Detail of “Terra Pericolosa” (2013) by Meleko Mokgosi (photo by the author for Hyperallergic)
But it is undeniable that the attempt to deal with this history in some kind of critical way is admirable, and the work so arranged is remarkable, and The School is where you want to see that critique live, and maybe die. So, it’s not a bad thing that the show feels like the homecoming of a major talent, whose works will soon trade among the powerful, and, who, one hopes, might yet attempt a more direct, more targeted criticism, and make it stick.
Meleko Mokgosi continues at Jack Shainman Gallery: The School (25 Broad Street, Kinderhook, New York) through April 12.
Thank you for this informative (kind of) review.

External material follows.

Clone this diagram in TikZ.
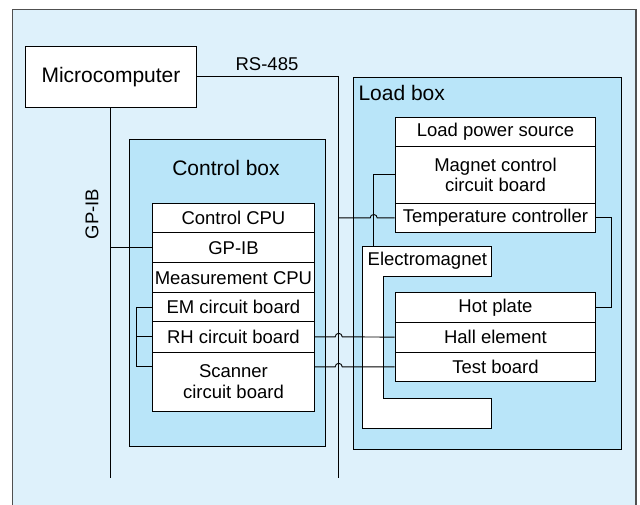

The author gets some things right with the exception of one major error! Having seen Mokgosi’s work over the years, the ONE thing his large paintings deal with is specificity. And to think Kehinde Wiley’s work is more specific than Mokgosi’s is laughable (why these two artists are being compared is but a puzzle too). Take for example this “Terra
Pericolosa” which I saw installed elsewhere, the paintings seems to be installed in a very specific way, which I later learnt had a lot to do with the design of a coat of arms. Next example, the detail of “Terra Pericolosa” that the author photographed. This painting obviously depicts the boerboel dog breed, which was supposedly bred by Boers to guard the Afrikaner homestead from black people in Southern Africa. There is a lot more to be said about the other several panels that depict domesticated animals and
people. Just because the author cannot read certain specificities does not mean they are not present. As a South African, I found this installation very specific and moving. If only the author had spent a bit more time looking at the specificity of the work, we would have learnt more.